The clues to the “bigness” of the deal lie in the solicitor general’s unconventional advocacy and in the fact that amici weighing in for Lucia’s view included the U.S. Chamber of Commerce, the Pacific Legal Foundation and the Cato Institute. Advocating for a more politicized appointment of administrative judges might at first seem an odd stance for the business community; the whole point of putting administrative adjudication in the hands of quasi-independent functionaries was to afford respondents like Lucia an adjudicator not “in the pocket” of the accusing agency. Wanting ALJs to be more directly accountable to the SEC would seem, from a fairness point of view, to be against, rather than for, the interests of investment firms.
I can imagine at least two possible reasons why investing in Lucia’s case would seem worthwhile for regulated businesses. First, they may believe in their own ability to “capture” the agencies that regulate them. Certainly, the Trump administration is awash in administrators friendlier to business than the chamber might ever have hoped for. To the extent Americans choose conservative presidents, those presidents are likely to choose more pro-business regulators. Putting the choice of administrative adjudicators in their hands may seem an appealing goal.

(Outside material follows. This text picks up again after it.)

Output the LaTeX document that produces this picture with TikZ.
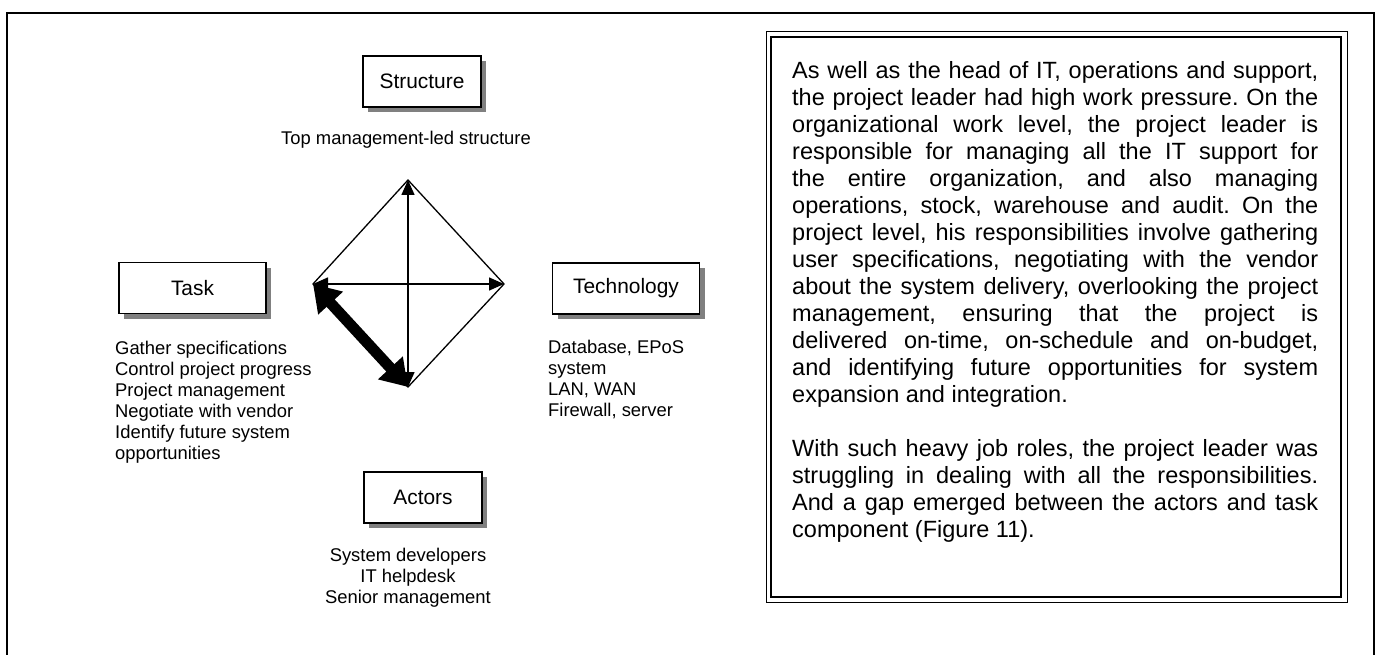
\documentclass[tikz,border=0pt]{standalone}
\usepackage{fontspec}
\setmainfont{Liberation Sans}
\usetikzlibrary{arrows.meta,shadows}
\definecolor{shadowgray}{rgb}{0.5,0.5,0.5}
\setlength{\parindent}{0pt}
\hbadness=10000
\frenchspacing

\begin{document}
\begin{tikzpicture}[x=1pt,y=-1pt,
	comp/.style={draw, line width=1.3pt, fill=white, minimum width=147pt, minimum height=51pt,
		font=\fontsize{20.9}{24}\selectfont,
		drop shadow={shadow xshift=5pt, shadow yshift=-5pt, fill=shadowgray, opacity=1}},
	info/.style={font=\fontsize{18.4}{21}\selectfont, inner sep=0pt},
	link/.style={line width=1.5pt, {Triangle[length=15pt,width=13pt]}-{Triangle[length=15pt,width=13pt]}},
	gap/.style={line width=11pt, {Triangle[length=26pt,width=32pt]}-{Triangle[length=26pt,width=32pt]}},
	story/.style={text width=526pt, align=justify, inner sep=0pt, font=\fontsize{23.5}{27}\selectfont}]
			\useasboundingbox (0,0) rectangle (1376,655);
			%Moldura
			\draw[line width=2pt] (7,656) -- (7,13) -- (1374,13) -- (1374,656);
			
			%Componentes
			\node[comp, minimum width=118pt] (structure) at (422,81.5) {Structure};
			\node[comp] (task) at (192.5,288) {Task};
			\node[comp] (technology) at (626,288.5) {Technology};
			\node[comp, minimum width=118pt] (actors) at (423,497.5) {Actors};
			
			%Descricoes
			\node[info, anchor=north, align=center] (structinfo) at (406,131) {Top management-led structure};
			\node[info, anchor=north west, align=left] (taskinfo) at (115,341) {Gather specifications\\Control project progress\\Project management\\Negotiate with vendor\\Identify future system\\opportunities};
			\node[info, anchor=north west, align=left] (techinfo) at (548,340) {Database, EPoS\\system\\LAN, WAN\\Firewall, server};
			\node[info, anchor=north, align=center] (actorinfo) at (408,548) {System developers\\IT helpdesk\\Senior management};
			
			%Losango
			\coordinate (dtop) at (408,180);
			\coordinate (dleft) at (313,284);
			\coordinate (dright) at (504,284);
			\coordinate (dbottom) at (408,387);
			\draw[line width=1.3pt] (dtop) -- (dright) -- (dbottom) -- (dleft) -- cycle;
			\draw[link] (dbottom) -- (dtop);
			\draw[link] (dleft) -- (dright);
			\draw[gap] (dleft) -- (dbottom); %lacuna
			
			%Texto
			\draw[line width=1pt] (766,32) rectangle (1347,602);
			\draw[line width=2.2pt] (771,37) rectangle (1341,597);
			\node[story, anchor=north west] (case) at (792,61.5) {As well as the head of IT, operations and support,\linebreak
the project leader had high work pressure. On the\linebreak
organizational work level, the project leader is\linebreak
responsible for managing all the IT support for\linebreak
the entire organization, and also managing\linebreak
operations, stock, warehouse and audit. On the\linebreak
project level, his responsibilities involve gathering\linebreak
user specifications, negotiating with the vendor\linebreak
about the system delivery, overlooking the project\linebreak
management, ensuring that the project is\linebreak
delivered on-time, on-schedule and on-budget,\linebreak
and identifying future opportunities for system\linebreak
expansion and integration.\par\vspace{27pt}
With such heavy job roles, the project leader was\linebreak
struggling in dealing with all the responsibilities.\linebreak
And a gap emerged between the actors and task\linebreak
component (Figure 11).};
			
\end{tikzpicture}
\end{document}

But playing a long game, the appeal of a case like Lucia may have lain also with the hope that a fully staffed post-Scalia court would offer a full-throated endorsement of originalism in a separation-of-powers case that could play itself out across a range of other issues. In the halls of academe (and the Federalist Society), there is no shortage of originalist arguments that purport to demonstrate the unconstitutionality of the regulatory state itself. As someone who is not an originalist in the Scalia-Thomas-Gorsuch mold and who also thinks the constitutional arguments against the regulatory state to be unfounded, I consider the stakes in a case like Lucia to be very high indeed. To paraphrase Tushnet, I would regard the ideological defeat of constitutional pragmatism and the originalists’ victory as “a serious, perhaps permanent setback” to sensible constitutional thinking about the administrative state.
Kagan, as it happens, is not an originalist. She is a pragmatist, who — unfortunately, from my standpoint — probably takes the view (as reflected in her earlier scholarship) that linking public administration more closely to presidential oversight improves administrative performance and bureaucratic accountability. I do not doubt that Lucia’s constitutional claim would resonate with her on pragmatist grounds, which may help explain why she would not join Justice Stephen Breyer’s suggestion to resolve the case based entirely on the wording of the Administrative Procedure Act. Yet as I have written elsewhere and at length, I think that position is incorrect — also on pragmatist grounds — and so I find myself grateful for the court’s game of dodgeball in Lucia. One problem with dodgeball is that no one can play it forever, but today, at least, no one got seriously bruised.